A virtual private server (VPS) is often considered to be an ideal choice for those who have outgrown shared hosting but are not yet ready for a dedicated server. A VPS offers you more power and control over your hosting account, and costs less than a dedicated server. Thus, it is only fair that a VPS acts as a direct upgrade from shared hosting. However, much like any other hosting terminology, you should be aware of certain things related to virtual private servers as well.
Here are some key considerations that you should bear in mind when purchasing a VPS.
- Why Do You Want a VPS?
It is the first question that you should ask yourself: why are you planning to buy a VPS Server in UK? If you have just outgrown shared hosting, and are getting more traffic than a primary shared account can handle, your first leap should probably be towards a VPS. If you need better scalability or control over your server’s resources, then a VPS does make sense. Virtual private servers are scalable and grow as your website grows. You also get better control and server root access, allowing you more liberty with your web hosting account.
- Managed Versus Unmanaged
What is the difference between the two? Well, an unmanaged VPS is just that — the web host sets up a virtual private server account for you and leaves it at that. You get full access to your account, including the ability to install whichever control panel you feel like, whatever scripts you feel like, and so on. Since an unmanaged VPS does not require the web host’s management services, the prices are relatively lower. You need to keep your scripts and software updated, as well as secure your VPS from attackers and malicious hackers. As such, you need to have a good grasp of IT and technical matters to work with an unmanaged VPS.
If that is something you cannot deal with, a managed VPS is the way to go. Here, you still get to pick your scripts and software, but the web host manages your virtual private server’s updates and security patches, etc. Naturally, the price covers the management fees as well and is therefore higher. However, it is worth the extra money if you cannot manage your VPS (due to lack of know-how or time or both). A good web host will keep your virtual private server in good standing and maintain it well, allowing you to focus on your website and not server-side administration.
- VPS Specifications
A lot is often talked about the specifications and technical aspects of VPS hosting. Now, operating systems are often a matter of personal choice and needs. If you do not know which operating system you need for your VPS, there are high chances that you need Linux and not Windows.

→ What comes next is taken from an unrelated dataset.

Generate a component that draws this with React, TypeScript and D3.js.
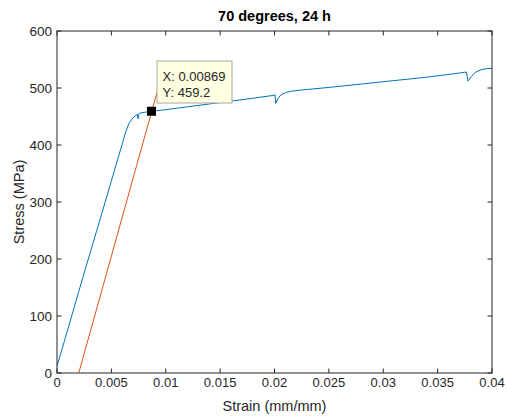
import React from "react";
import * as d3 from "d3";

const title = "70 degrees, 24 h";
const xLabel = "Strain (mm/mm)";
const yLabel = "Stress (MPa)";
const xTicks = [0, 0.005, 0.01, 0.015, 0.02, 0.025, 0.03, 0.035, 0.04];
const xTickLabels = ["0", "0.005", "0.01", "0.015", "0.02", "0.025", "0.03", "0.035", "0.04"];
const yTicks = [0, 100, 200, 300, 400, 500, 600];

// measured stress-strain curve (blue)
const curveStrain = [
  0, 0.001, 0.002, 0.003, 0.004, 0.005, 0.0056, 0.0060, 0.0063, 0.0066, 0.0069, 0.0072,
  0.0074, 0.00745, 0.0075, 0.0076, 0.0081, 0.00869, 0.010, 0.012, 0.014, 0.016, 0.018,
  0.0199, 0.02005, 0.0201, 0.0203, 0.0206, 0.0210, 0.0216, 0.0225, 0.025, 0.028, 0.031,
  0.034, 0.0365, 0.03765, 0.0378, 0.0381, 0.0385, 0.0390, 0.0395, 0.0400,
];
const curveStress = [
  12, 77, 143, 208, 272, 337, 376, 402, 422, 437, 446, 451,
  454, 446, 453, 456, 457.5, 459.2, 462, 467, 472, 477, 482,
  487, 488, 473, 481, 488, 492, 494.5, 496.5, 501, 507, 513,
  519, 525, 528, 512, 520, 528, 532, 534, 534.5,
];

// 0.2% offset line (orange)
const offsetStrain = [0.002, 0.0094];
const offsetStress = [0, 506];

const tipX = 0.00869;
const tipY = 459.2;
const tipLines = ["X: 0.00869", "Y: 459.2"];

const W = 507;
const H = 417;
const left = 57;
const right = 492;
const top = 31;
const bottom = 373;

export default function App() {
  const x = d3.scaleLinear().domain([0, 0.04]).range([left, right]);
  const y = d3.scaleLinear().domain([0, 600]).range([bottom, top]);
  const line = d3
    .line<[number, number]>()
    .x((d) => x(d[0]))
    .y((d) => y(d[1]));
  const blue = curveStrain.map((s, i) => [s, curveStress[i]] as [number, number]);
  const orange = offsetStrain.map((s, i) => [s, offsetStress[i]] as [number, number]);
  const font = "'Liberation Sans', Arial, Helvetica, sans-serif";
  const axisColor = "#262626";
  const tl = 4.5;
  const mx = x(tipX);
  const my = y(tipY);
  return (
    <svg
      width={W}
      height={H}
      style={{ position: "absolute", left: 0, top: 0, background: "#fff" }}
      fontFamily={font}
    >
      <rect x={0} y={0} width={W} height={H} fill="#ffffff" />
      <defs>
        <clipPath id="plotclip">
          <rect x={left} y={top} width={right - left} height={bottom - top} />
        </clipPath>
      </defs>
      <g clipPath="url(#plotclip)">
        <path d={line(blue) || ""} fill="none" stroke="#0072BD" strokeWidth={1} />
        <path d={line(orange) || ""} fill="none" stroke="#D95319" strokeWidth={1} />
      </g>
      <rect
        x={left}
        y={top}
        width={right - left}
        height={bottom - top}
        fill="none"
        stroke={axisColor}
        strokeWidth={1}
      />
      {xTicks.map((t, i) => (
        <g key={"xt" + i}>
          <line x1={x(t)} x2={x(t)} y1={bottom} y2={bottom - tl} stroke={axisColor} />
          <line x1={x(t)} x2={x(t)} y1={top} y2={top + tl} stroke={axisColor} />
          <text x={x(t)} y={387} textAnchor="middle" fontSize={13} fill={axisColor}>
            {xTickLabels[i]}
          </text>
        </g>
      ))}
      {yTicks.map((t, i) => (
        <g key={"yt" + i}>
          <line x1={left} x2={left + tl} y1={y(t)} y2={y(t)} stroke={axisColor} />
          <line x1={right} x2={right - tl} y1={y(t)} y2={y(t)} stroke={axisColor} />
          <text x={52} y={y(t) + 4.5} textAnchor="end" fontSize={13.5} fill={axisColor}>
            {t}
          </text>
        </g>
      ))}
      <text
        x={(left + right) / 2}
        y={21}
        textAnchor="middle"
        fontSize={14.5}
        fontWeight="bold"
        fill="#000"
      >
        {title}
      </text>
      <text x={(left + right) / 2} y={411} textAnchor="middle" fontSize={14.5} fill={axisColor}>
        {xLabel}
      </text>
      <text
        transform={`translate(23.5, ${(top + bottom) / 2}) rotate(-90)`}
        textAnchor="middle"
        fontSize={14.5}
        fill={axisColor}
      >
        {yLabel}
      </text>
      <rect x={mx - 4.5} y={my - 4.5} width={9} height={9} fill="#000" />
      <rect x={157} y={61} width={75} height={42} fill="#ffffe1" stroke="#a8a8a8" strokeWidth={1} />
      {tipLines.map((s, i) => (
        <text key={"tip" + i} x={162.5} y={81 + i * 16} fontSize={13} fill="#262626">
          {s}
        </text>
      ))}
    </svg>
  );
}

That said, what about hardware? If your budget permits, a clustered cloud-based VPS is generally a better pick as compared to a conventional VPS. Regarding RAM, be sure to never look at a VPS that has less than 1 GB of RAM at minimum.
Storage and bandwidth depend on your own needs. However, be sure to check with your web host regarding additional goods: the number of IP addresses that included. For CPU cores, it once again boils down to your needs. For as far as I have seen, most websites running on VPS require not so much CPU power, unless you are running something enormous such as a game server.
Check with your web host regarding the scope of support. If your web host offers a trial period, make good use of that before finalising a VPS. Always be precise about your requirements and priorities before investing in one.